SET PROBLEM —
Isolate every line in the data with the string "code" and copy it.

>>

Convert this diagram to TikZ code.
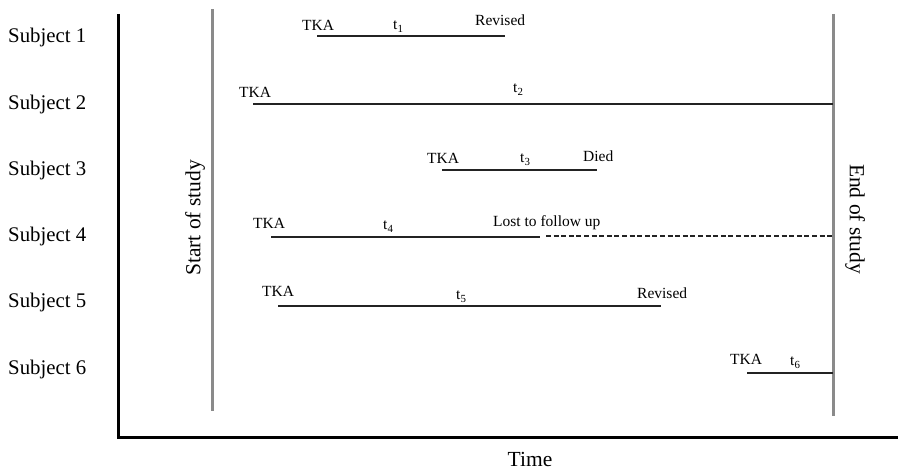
\documentclass[tikz,border=0pt]{standalone}
\usepackage{fontspec}
\setmainfont{Liberation Serif}
\definecolor{studygray}{RGB}{138,138,138}
\definecolor{lifeline}{RGB}{35,35,35}
\begin{document}
\begin{tikzpicture}[x=1pt,y=-1pt,
  subj/.style={anchor=base west,inner sep=0pt,font=\fontsize{20.8}{24}\selectfont},
  lab/.style={anchor=base west,inner sep=0pt,font=\fontsize{15.5}{18}\selectfont},
  big/.style={inner sep=0pt,font=\fontsize{21.5}{25}\selectfont},
  axisline/.style={line width=3pt,black},
  studyline/.style={line width=3pt,studygray},
  life/.style={line width=2pt,lifeline},
  lost/.style={line width=2pt,lifeline,dash pattern=on 5pt off 2.6pt}]
\fill[white] (0,0) rectangle (898,470);
\useasboundingbox (0,0) rectangle (898,470);
% axes
\coordinate (ytop) at (118,14);
\coordinate (origin) at (118,438);
\coordinate (xend) at (898,438);
\draw[axisline] (ytop) -- (origin) -- (xend);
\node[big,anchor=base] (time) at (530,467) {Time};
% study boundaries
\coordinate (st1) at (212,9.5);
\coordinate (st2) at (212,411);
\draw[studyline] (st1) -- (st2);
\coordinate (en1) at (833,14);
\coordinate (en2) at (833,416);
\draw[studyline] (en1) -- (en2);
\node[big,rotate=90] (startlab) at (195,218) {Start of study};
\node[big,rotate=-90] (endlab) at (855,219) {End of study};
% subject labels
\node[subj] (sub1) at (8,43) {Subject 1};
\node[subj] (sub2) at (8,110) {Subject 2};
\node[subj] (sub3) at (8,176) {Subject 3};
\node[subj] (sub4) at (8,242) {Subject 4};
\node[subj] (sub5) at (8,308) {Subject 5};
\node[subj] (sub6) at (8,375) {Subject 6};
% subject 1
\node[lab] (tka1) at (302,31) {TKA};
\node[lab] (t1) at (393,30) {t\textsubscript{1}};
\node[lab] (rev1) at (475,26) {Revised};
\coordinate (a1) at (317,36); \coordinate (b1) at (505,36);
\draw[life] (a1) -- (b1);
% subject 2
\node[lab] (tka2) at (239,98) {TKA};
\node[lab] (t2) at (513,93) {t\textsubscript{2}};
\coordinate (a2) at (253,104); \coordinate (b2) at (833,104);
\draw[life] (a2) -- (b2);
% subject 3
\node[lab] (tka3) at (427,164) {TKA};
\node[lab] (t3) at (520,163) {t\textsubscript{3}};
\node[lab] (died3) at (583,162) {Died};
\coordinate (a3) at (442,170); \coordinate (b3) at (597,170);
\draw[life] (a3) -- (b3);
% subject 4
\node[lab] (tka4) at (253,229) {TKA};
\node[lab] (t4) at (383,230) {t\textsubscript{4}};
\node[lab] (lost4) at (493,227) {Lost to follow up};
\coordinate (a4) at (271,237); \coordinate (b4) at (540,237);
\coordinate (c4) at (546,236.5); \coordinate (d4) at (833,236.5);
\draw[life] (a4) -- (b4);
\draw[lost] (c4) -- (d4);
% subject 5
\node[lab] (tka5) at (262,297) {TKA};
\node[lab] (t5) at (456,300) {t\textsubscript{5}};
\node[lab] (rev5) at (637,299) {Revised};
\coordinate (a5) at (278,306); \coordinate (b5) at (661,306);
\draw[life] (a5) -- (b5);
% subject 6
\node[lab] (tka6) at (730,365) {TKA};
\node[lab] (t6) at (790,366) {t\textsubscript{6}};
\coordinate (a6) at (747,373); \coordinate (b6) at (833,373);
\draw[life] (a6) -- (b6);
\end{tikzpicture}
\end{document}
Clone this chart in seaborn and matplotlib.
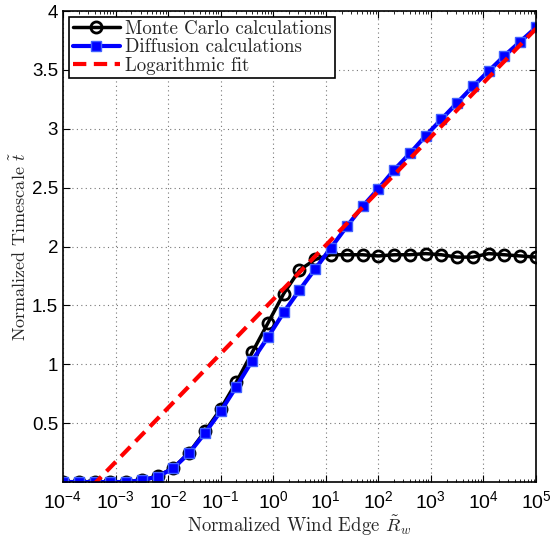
import numpy as np
import pandas as pd
import seaborn as sns
import matplotlib
matplotlib.use('Agg')
import matplotlib.pyplot as plt
from matplotlib.ticker import LogLocator, NullFormatter

# data (31 points, 0.3 decade apart from 1e-4 to 1e5)
log_r = [-4.0, -3.7, -3.4, -3.1, -2.8, -2.5, -2.2, -1.9, -1.6, -1.3, -1.0,
         -0.7, -0.4, -0.1, 0.2, 0.5, 0.8, 1.1, 1.4, 1.7, 2.0, 2.3, 2.6,
         2.9, 3.2, 3.5, 3.8, 4.1, 4.4, 4.7, 5.0]
monte_carlo = [0, 0, 0, 0, 0, 0.015, 0.05, 0.12, 0.25, 0.43, 0.62, 0.85, 1.10,
               1.35, 1.60, 1.80, 1.89, 1.93, 1.93, 1.93, 1.92, 1.93, 1.93, 1.94,
               1.93, 1.91, 1.91, 1.94, 1.93, 1.92, 1.91]
diffusion = [0, 0, 0, 0, 0, 0.015, 0.045, 0.117, 0.245, 0.415, 0.60, 0.81, 1.03,
             1.23, 1.44, 1.63, 1.81, 1.99, 2.17, 2.34, 2.49, 2.65, 2.79, 2.94,
             3.08, 3.22, 3.36, 3.49, 3.62, 3.74, 3.86]
# logarithmic fit, endpoints of the straight line on the log axis
fit_r = [1e-4, 1e5]
fit_t = [-0.29, 3.85]

y_ticks = [0.5, 1, 1.5, 2, 2.5, 3, 3.5, 4]

df = pd.DataFrame({'R': 10.0 ** np.array(log_r), 'mc': monte_carlo, 'diff': diffusion})
fit_df = pd.DataFrame({'R': fit_r, 't': fit_t})

sns.set_style('ticks')
plt.rcParams['font.family'] = ['Liberation Sans', 'DejaVu Sans']
plt.rcParams['mathtext.fontset'] = 'cm'
plt.rcParams['xtick.direction'] = 'in'
plt.rcParams['ytick.direction'] = 'in'

serif = ['cmr10', 'DejaVu Serif']

fig = plt.figure(figsize=(5.5, 5.37), dpi=100)
ax = fig.add_axes([0.1145, 0.1024, 0.8600, 0.8771])

sns.lineplot(data=df, x='R', y='mc', ax=ax, color='black', lw=2.5, marker='o',
             markersize=8, markerfacecolor='none', markeredgecolor='black',
             markeredgewidth=2, label='Monte Carlo calculations')
sns.lineplot(data=df, x='R', y='diff', ax=ax, color='#0000ff', lw=3, marker='s',
             markersize=7.5, markerfacecolor='#0000ff', markeredgecolor='#4060ff',
             markeredgewidth=1, label='Diffusion calculations')
sns.lineplot(data=fit_df, x='R', y='t', ax=ax, color='#ff0000', lw=3,
             linestyle=(0, (3.2, 1.8)), label='Logarithmic fit')

ax.set_xscale('log')
ax.set_xlim(1e-4, 1e5)
ax.set_ylim(0, 4)
ax.set_yticks(y_ticks)
ax.set_yticklabels([f'{v:g}' for v in y_ticks])
ax.xaxis.set_major_locator(LogLocator(base=10, numticks=20))
ax.xaxis.set_minor_locator(LogLocator(base=10, subs=np.arange(2, 10), numticks=20))
ax.xaxis.set_minor_formatter(NullFormatter())
ax.tick_params(axis='both', which='both', top=True, right=True, colors='black')
ax.tick_params(axis='y', labelsize=13.5)
ax.tick_params(axis='x', which='major', labelsize=14, pad=6)
ax.tick_params(which='major', length=5, width=0.8)
ax.tick_params(which='minor', length=2.5, width=0.6)
ax.grid(True, which='major', linestyle=(0, (1, 3)), color='#777777', lw=0.8)

for s in ax.spines.values():
    s.set_color('black')
    s.set_linewidth(1.2)

ax.set_xlabel(r'Normalized Wind Edge $\tilde{R}_w$', fontsize=13.5, family=serif,
              labelpad=1)
ax.set_ylabel(r'Normalized Timescale $\tilde{t}$', fontsize=13, family=serif,
              labelpad=2)

leg = ax.legend(loc='upper left', bbox_to_anchor=(0.013, 0.988), frameon=True,
                fancybox=False, prop={'family': serif, 'size': 13.6},
                handlelength=2.5, handletextpad=0.3, borderpad=0.18,
                labelspacing=0.02, borderaxespad=0)
leg.get_frame().set_edgecolor('black')
leg.get_frame().set_linewidth(1.2)
leg.get_frame().set_alpha(1)

fig.savefig('out.png', dpi=100)
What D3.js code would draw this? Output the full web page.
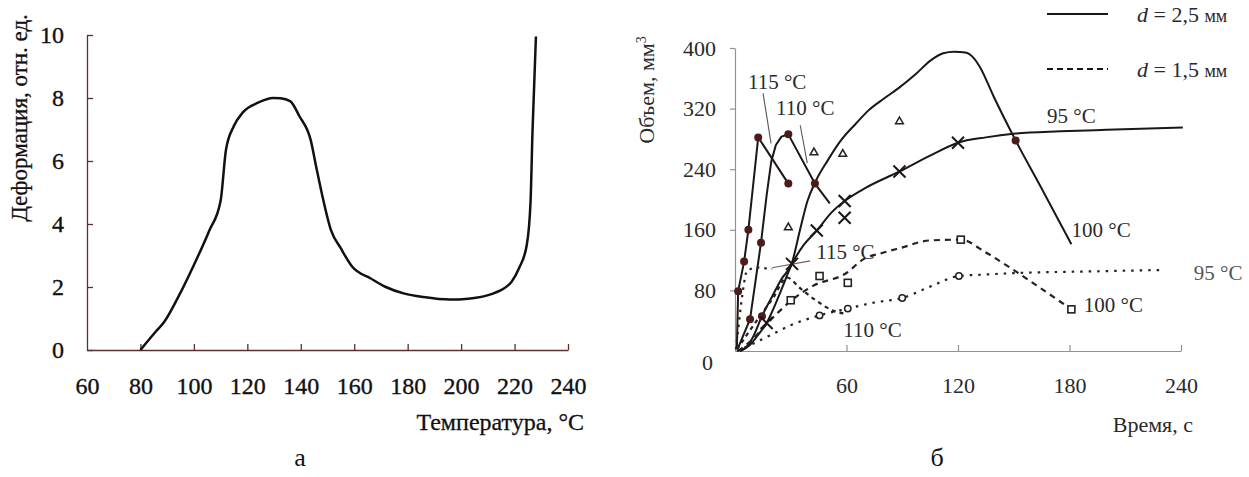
<!DOCTYPE html>
<html>
<head>
<meta charset="utf-8">
<script src="https://cdn.jsdelivr.net/npm/d3@7"></script>
<style>
  html, body { margin: 0; padding: 0; background: #fff; }
  svg { display: block; }
  text { font-family: "Liberation Serif", "Times New Roman", serif; }
</style>
</head>
<body>
<svg id="chart" width="1249" height="477"></svg>
<script>
// ---- Panel a: deformation vs temperature ----
const tempC   = [80, 86, 88.8, 94.5, 100, 105.7, 110, 112, 114.9, 118.4, 124, 129.6, 132.4, 136, 139.5, 143.7, 145.8, 147.9, 151.4, 154.9, 159.2, 166.2, 171.8, 178.8, 185.9, 195.7, 202.7, 211.9, 218.9, 221.7, 224.6, 226, 226.7, 228];
const deform  = [0, 0.61, 0.88, 1.74, 2.7, 3.78, 4.74, 6.35, 7.1, 7.55, 7.85, 8.0, 7.99, 7.9, 7.42, 6.67, 5.8, 4.96, 3.78, 3.24, 2.65, 2.27, 2.0, 1.79, 1.68, 1.6, 1.63, 1.79, 2.17, 2.6, 3.35, 4.74, 6.9, 9.95];
const tempTicks = [60, 80, 100, 120, 140, 160, 180, 200, 220, 240];
const deformTicks = [0, 2, 4, 6, 8, 10];

// ---- Panel б: volume vs time ----
const timeTicks = [60, 120, 180, 240];
const volTicks = [0, 80, 160, 240, 320, 400];

// d = 2,5 mm (solid)
const solid115 = [[1, 3], [1.7, 79], [4.9, 118], [7.2, 160], [12.5, 282], [28.7, 221]];
const solid110 = [[1.5, 3], [8.1, 42], [14, 143], [17, 205], [19.5, 250], [22, 272], [25, 283], [28.7, 286], [43, 221], [51, 195]];
const solid100 = [[2.7, 0], [6, 5], [10, 20], [14.5, 46], [20, 72], [25, 95], [30.7, 117], [35, 160], [39, 198], [43, 222], [50, 252], [57, 278], [65, 300], [72, 318], [80, 333], [88, 347], [97, 365], [105, 383], [112, 393], [118, 395], [124, 394], [128, 388], [132, 374], [139, 337], [151, 278], [166, 210], [181, 141]];
const solid95  = [[2.7, 0], [8, 8], [12, 20], [17, 37], [24, 75], [30.7, 115], [37, 140], [44, 159], [52, 183], [59, 198], [70, 215], [88.5, 237], [105, 258], [120, 275], [135, 282], [151, 287], [175, 290], [200, 292], [241, 295]];

// d = 1,5 mm (dashed / dotted)
const dash115 = [[0.5, 2], [2, 35], [4, 75], [6.5, 106], [12, 110], [20, 108]];
const dash110 = [[1, 2], [6, 20], [11.7, 40], [20.5, 70], [28, 97], [35, 83], [44, 66], [53, 53], [60, 49]];
const dash100 = [[1.5, 0], [8, 12], [15, 30], [22, 48], [30, 66], [42, 86], [60, 103], [69, 121], [80, 130], [89, 136], [105, 146], [121.5, 147], [135, 130], [148, 110], [165, 82], [181, 55]];
const dash95  = [[1, 0], [10, 10], [20, 22], [30, 34], [45.5, 47], [60.7, 56], [75, 64], [90, 70], [105, 85], [120.5, 99], [135, 101], [152, 103], [190, 105], [231, 107]];

// measured points
const filledDots = [[1.7, 79], [4.9, 118], [7.2, 160], [12.5, 282], [28.7, 221], [8.1, 42], [14, 143], [28.7, 286], [43, 221], [14.5, 46], [151, 278]];
const crossPts   = [[17, 37], [30.7, 115], [44, 159], [59, 198], [59, 176], [88.5, 237], [120, 275]];
const trianglePts = [[28.7, 163], [42.5, 262], [58, 260], [88.5, 303]];
const squarePts  = [[30, 67], [45.5, 99], [60.7, 90], [121.5, 147], [181, 55]];
const circlePts  = [[45.5, 47], [60.7, 56], [90, 70], [120.5, 99]];

// curve annotations: [text, time, volume]
const curveLabels = [
  ["115 °C", 22.7, 356], ["110 °C", 37.8, 321], ["95 °C", 181, 311], ["100 °C", 197, 160],
  ["115 °C", 59.4, 131], ["110 °C", 74, 28], ["95 °C", 260, 104], ["100 °C", 203.6, 61]
];
const leaderLines = [
  [[15.1, 340], [19.4, 274]],
  [[35.1, 298], [38.9, 248]],
  [[20, 110], [40.5, 119]]
];

const svg = d3.select("#chart");

// ================= panel a =================
const xa = d3.scaleLinear().domain([60, 240]).range([87, 568]);
const ya = d3.scaleLinear().domain([0, 10]).range([350, 35]);
const axisColA = "#5a2f2f";

const gxa = svg.append("g").attr("transform", `translate(0,${ya(0)})`)
  .call(d3.axisBottom(xa).tickValues(tempTicks).tickSizeInner(-6).tickSizeOuter(0).tickPadding(27).tickFormat(d3.format("d")));
const gya = svg.append("g").attr("transform", `translate(${xa(60)},0)`)
  .call(d3.axisLeft(ya).tickValues(deformTicks).tickSizeInner(-6).tickSizeOuter(0).tickPadding(23).tickFormat(d3.format("d")));
[gxa, gya].forEach(g => {
  g.selectAll("path,line").attr("stroke", axisColA).attr("stroke-width", 1.3);
  g.selectAll("text").attr("font-size", 24).attr("fill", "#111")
    .attr("stroke", "#111").attr("stroke-width", 0.35)
    .style("font-family", "'Liberation Serif', serif");
});
gxa.selectAll(".tick").filter(d => d === 60).select("line").remove();

svg.append("path")
  .datum(d3.zip(tempC, deform))
  .attr("fill", "none").attr("stroke", "#111").attr("stroke-width", 2.5)
  .attr("d", d3.line().x(d => xa(d[0])).y(d => ya(d[1])).curve(d3.curveMonotoneX));

svg.append("text").attr("transform", "translate(27,118) rotate(-90)")
  .attr("text-anchor", "middle").attr("font-size", 23).attr("fill", "#111")
  .attr("stroke", "#111").attr("stroke-width", 0.3)
  .text("Деформация, отн. ед.");
svg.append("text").attr("x", 584).attr("y", 430).attr("text-anchor", "end")
  .attr("font-size", 24).attr("fill", "#111").attr("stroke", "#111").attr("stroke-width", 0.3)
  .text("Температура,  °С");
svg.append("text").attr("x", 300).attr("y", 466).attr("text-anchor", "middle")
  .attr("font-size", 26).attr("fill", "#111").text("а");

// ================= panel б =================
const xb = d3.scaleLinear().domain([0, 240]).range([735, 1181]);
const yb = d3.scaleLinear().domain([0, 400]).range([351, 48]);
const axisColB = "#9a8f86";

const gxb = svg.append("g").attr("transform", `translate(0,${yb(0)})`)
  .call(d3.axisBottom(xb).tickValues(timeTicks).tickSizeInner(-6).tickSizeOuter(0).tickPadding(26).tickFormat(d3.format("d")));
const gyb = svg.append("g").attr("transform", `translate(${xb(0)},0)`)
  .call(d3.axisLeft(yb).tickValues(volTicks).tickSizeInner(5).tickSizeOuter(0).tickPadding(14).tickFormat(d3.format("d")));
[gxb, gyb].forEach(g => {
  g.selectAll("path,line").attr("stroke", axisColB).attr("stroke-width", 1.2);
  g.selectAll("text").attr("font-size", 22).attr("fill", "#2a2a2a")
    .style("font-family", "'Liberation Serif', serif");
});
gyb.selectAll(".tick").filter(d => d === 0).select("line").remove();
gyb.selectAll(".tick").filter(d => d === 0).select("text").attr("dy", "0.85em").attr("x", -22);

const lineB = d3.line().x(d => xb(d[0])).y(d => yb(d[1])).curve(d3.curveMonotoneX);
const lineBLin = d3.line().x(d => xb(d[0])).y(d => yb(d[1]));

const solidCol = "#1c1616";
[[solid115, lineBLin], [solid110, lineBLin], [solid100, lineB], [solid95, lineB]].forEach(([data, gen]) => {
  svg.append("path").datum(data).attr("fill", "none").attr("stroke", solidCol)
    .attr("stroke-width", 2).attr("stroke-linejoin", "round").attr("d", gen);
});

const dashCol = "#222";
[[dash115, "2.5,5"], [dash110, "4,4"], [dash100, "6,5"], [dash95, "2.5,6"]].forEach(([data, da]) => {
  svg.append("path").datum(data).attr("fill", "none").attr("stroke", dashCol)
    .attr("stroke-width", 2.2).attr("stroke-dasharray", da).attr("d", lineB);
});

// leader lines
leaderLines.forEach((seg, i) => {
  svg.append("path").datum(seg).attr("fill", "none")
    .attr("stroke", i === 2 ? "#7a5a55" : "#555").attr("stroke-width", 1.1).attr("d", lineBLin);
});

// markers
svg.selectAll(".dot").data(filledDots).join("circle").attr("class", "dot")
  .attr("cx", d => xb(d[0])).attr("cy", d => yb(d[1])).attr("r", 4).attr("fill", "#4a1d1a");
svg.selectAll(".cross").data(crossPts).join("path").attr("class", "cross")
  .attr("transform", d => `translate(${xb(d[0])},${yb(d[1])})`)
  .attr("d", "M-6,-6L6,6M-6,6L6,-6").attr("stroke", "#1c1616").attr("stroke-width", 2).attr("fill", "none");
svg.selectAll(".tri").data(trianglePts).join("path").attr("class", "tri")
  .attr("transform", d => `translate(${xb(d[0])},${yb(d[1])})`)
  .attr("d", d3.symbol(d3.symbolTriangle, 26)).attr("fill", "none").attr("stroke", "#222").attr("stroke-width", 1.5);
svg.selectAll(".sq").data(squarePts).join("rect").attr("class", "sq")
  .attr("x", d => xb(d[0]) - 3.5).attr("y", d => yb(d[1]) - 3.5).attr("width", 7).attr("height", 7)
  .attr("fill", "#fff").attr("stroke", "#222").attr("stroke-width", 1.6);
svg.selectAll(".ci").data(circlePts).join("circle").attr("class", "ci")
  .attr("cx", d => xb(d[0])).attr("cy", d => yb(d[1])).attr("r", 3.2)
  .attr("fill", "#fff").attr("stroke", "#222").attr("stroke-width", 1.5);

// curve labels
svg.selectAll(".clab").data(curveLabels).join("text").attr("class", "clab")
  .attr("x", d => xb(d[1])).attr("y", d => yb(d[2])).attr("dy", "0.35em")
  .attr("text-anchor", "middle").attr("font-size", 21)
  .attr("fill", (d, i) => i === 6 ? "#555" : "#2a2a2a").text(d => d[0]);

// axis titles
svg.append("text").attr("transform", "translate(654,90) rotate(-90)")
  .attr("text-anchor", "middle").attr("font-size", 22).attr("fill", "#2a2a2a")
  .html("Объем, мм<tspan dy='-8' font-size='14'>3</tspan>");
svg.append("text").attr("x", 1193).attr("y", 432).attr("text-anchor", "end")
  .attr("font-size", 22).attr("fill", "#2a2a2a").text("Время, с");
svg.append("text").attr("x", 937).attr("y", 466).attr("text-anchor", "middle")
  .attr("font-size", 26).attr("fill", "#111").text("б");

// legend
const legend = [["2,5 мм", null, 14], ["1,5 мм", "6,4", 69]];
legend.forEach(([val, da, y]) => {
  svg.append("line").attr("x1", 1047).attr("x2", 1108).attr("y1", y).attr("y2", y)
    .attr("stroke", "#1c1616").attr("stroke-width", 2).attr("stroke-dasharray", da);
  const t = svg.append("text").attr("x", 1137).attr("y", y + 8).attr("font-size", 22).attr("fill", "#2a2a2a");
  t.append("tspan").attr("font-style", "italic").text("d");
  t.append("tspan").text(" = " + val.split(" ")[0] + " ");
  t.append("tspan").attr("font-size", 18).text(val.split(" ")[1]);
});
</script>
</body>
</html>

<<

TASK RESPONSE —
Convert this diagram to TikZ code.
What D3.js code would draw this? Output the full web page.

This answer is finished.